## [Directive]
Write out the listing exactly as it is given.

## [Source excerpt]
########################################

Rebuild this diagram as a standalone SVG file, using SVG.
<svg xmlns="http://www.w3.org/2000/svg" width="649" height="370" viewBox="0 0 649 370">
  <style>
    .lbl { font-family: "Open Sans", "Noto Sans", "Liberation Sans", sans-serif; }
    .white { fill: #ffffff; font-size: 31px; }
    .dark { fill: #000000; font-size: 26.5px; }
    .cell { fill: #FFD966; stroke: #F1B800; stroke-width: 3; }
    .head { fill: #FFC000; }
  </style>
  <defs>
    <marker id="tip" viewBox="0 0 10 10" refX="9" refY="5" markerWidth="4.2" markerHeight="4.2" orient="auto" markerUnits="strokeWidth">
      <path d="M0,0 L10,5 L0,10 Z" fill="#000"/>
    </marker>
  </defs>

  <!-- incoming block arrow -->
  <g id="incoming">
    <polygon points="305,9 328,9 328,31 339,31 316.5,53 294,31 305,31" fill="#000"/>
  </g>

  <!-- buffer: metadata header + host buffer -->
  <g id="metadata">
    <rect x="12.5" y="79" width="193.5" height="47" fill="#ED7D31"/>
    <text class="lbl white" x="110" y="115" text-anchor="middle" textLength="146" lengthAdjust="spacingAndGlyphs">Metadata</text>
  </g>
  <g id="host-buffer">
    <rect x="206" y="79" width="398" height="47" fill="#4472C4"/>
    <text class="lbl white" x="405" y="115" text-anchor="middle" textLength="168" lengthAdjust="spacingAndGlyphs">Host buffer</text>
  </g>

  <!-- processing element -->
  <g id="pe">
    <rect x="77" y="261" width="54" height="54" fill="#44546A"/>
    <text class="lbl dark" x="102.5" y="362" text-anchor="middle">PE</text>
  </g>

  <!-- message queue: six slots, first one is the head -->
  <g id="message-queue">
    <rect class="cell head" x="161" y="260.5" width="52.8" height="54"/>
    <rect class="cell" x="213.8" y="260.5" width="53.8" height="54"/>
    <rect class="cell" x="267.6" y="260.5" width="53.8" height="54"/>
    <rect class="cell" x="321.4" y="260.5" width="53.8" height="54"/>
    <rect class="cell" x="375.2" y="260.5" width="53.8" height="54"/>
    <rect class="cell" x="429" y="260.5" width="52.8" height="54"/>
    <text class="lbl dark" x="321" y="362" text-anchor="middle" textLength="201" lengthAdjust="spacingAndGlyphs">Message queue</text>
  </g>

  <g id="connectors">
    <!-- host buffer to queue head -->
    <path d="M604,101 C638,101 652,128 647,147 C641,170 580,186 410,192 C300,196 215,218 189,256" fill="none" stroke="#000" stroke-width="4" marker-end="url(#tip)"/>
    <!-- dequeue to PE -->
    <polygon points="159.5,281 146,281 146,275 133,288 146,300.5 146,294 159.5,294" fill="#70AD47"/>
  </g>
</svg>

########################################

## [Result of this task]
Rebuild this diagram as a standalone SVG file, using SVG.
<svg xmlns="http://www.w3.org/2000/svg" width="649" height="370" viewBox="0 0 649 370">
  <style>
    .lbl { font-family: "Open Sans", "Noto Sans", "Liberation Sans", sans-serif; }
    .white { fill: #ffffff; font-size: 31px; }
    .dark { fill: #000000; font-size: 26.5px; }
    .cell { fill: #FFD966; stroke: #F1B800; stroke-width: 3; }
    .head { fill: #FFC000; }
  </style>
  <defs>
    <marker id="tip" viewBox="0 0 10 10" refX="9" refY="5" markerWidth="4.2" markerHeight="4.2" orient="auto" markerUnits="strokeWidth">
      <path d="M0,0 L10,5 L0,10 Z" fill="#000"/>
    </marker>
  </defs>

  <!-- incoming block arrow -->
  <g id="incoming">
    <polygon points="305,9 328,9 328,31 339,31 316.5,53 294,31 305,31" fill="#000"/>
  </g>

  <!-- buffer: metadata header + host buffer -->
  <g id="metadata">
    <rect x="12.5" y="79" width="193.5" height="47" fill="#ED7D31"/>
    <text class="lbl white" x="110" y="115" text-anchor="middle" textLength="146" lengthAdjust="spacingAndGlyphs">Metadata</text>
  </g>
  <g id="host-buffer">
    <rect x="206" y="79" width="398" height="47" fill="#4472C4"/>
    <text class="lbl white" x="405" y="115" text-anchor="middle" textLength="168" lengthAdjust="spacingAndGlyphs">Host buffer</text>
  </g>

  <!-- processing element -->
  <g id="pe">
    <rect x="77" y="261" width="54" height="54" fill="#44546A"/>
    <text class="lbl dark" x="102.5" y="362" text-anchor="middle">PE</text>
  </g>

  <!-- message queue: six slots, first one is the head -->
  <g id="message-queue">
    <rect class="cell head" x="161" y="260.5" width="52.8" height="54"/>
    <rect class="cell" x="213.8" y="260.5" width="53.8" height="54"/>
    <rect class="cell" x="267.6" y="260.5" width="53.8" height="54"/>
    <rect class="cell" x="321.4" y="260.5" width="53.8" height="54"/>
    <rect class="cell" x="375.2" y="260.5" width="53.8" height="54"/>
    <rect class="cell" x="429" y="260.5" width="52.8" height="54"/>
    <text class="lbl dark" x="321" y="362" text-anchor="middle" textLength="201" lengthAdjust="spacingAndGlyphs">Message queue</text>
  </g>

  <g id="connectors">
    <!-- host buffer to queue head -->
    <path d="M604,101 C638,101 652,128 647,147 C641,170 580,186 410,192 C300,196 215,218 189,256" fill="none" stroke="#000" stroke-width="4" marker-end="url(#tip)"/>
    <!-- dequeue to PE -->
    <polygon points="159.5,281 146,281 146,275 133,288 146,300.5 146,294 159.5,294" fill="#70AD47"/>
  </g>
</svg>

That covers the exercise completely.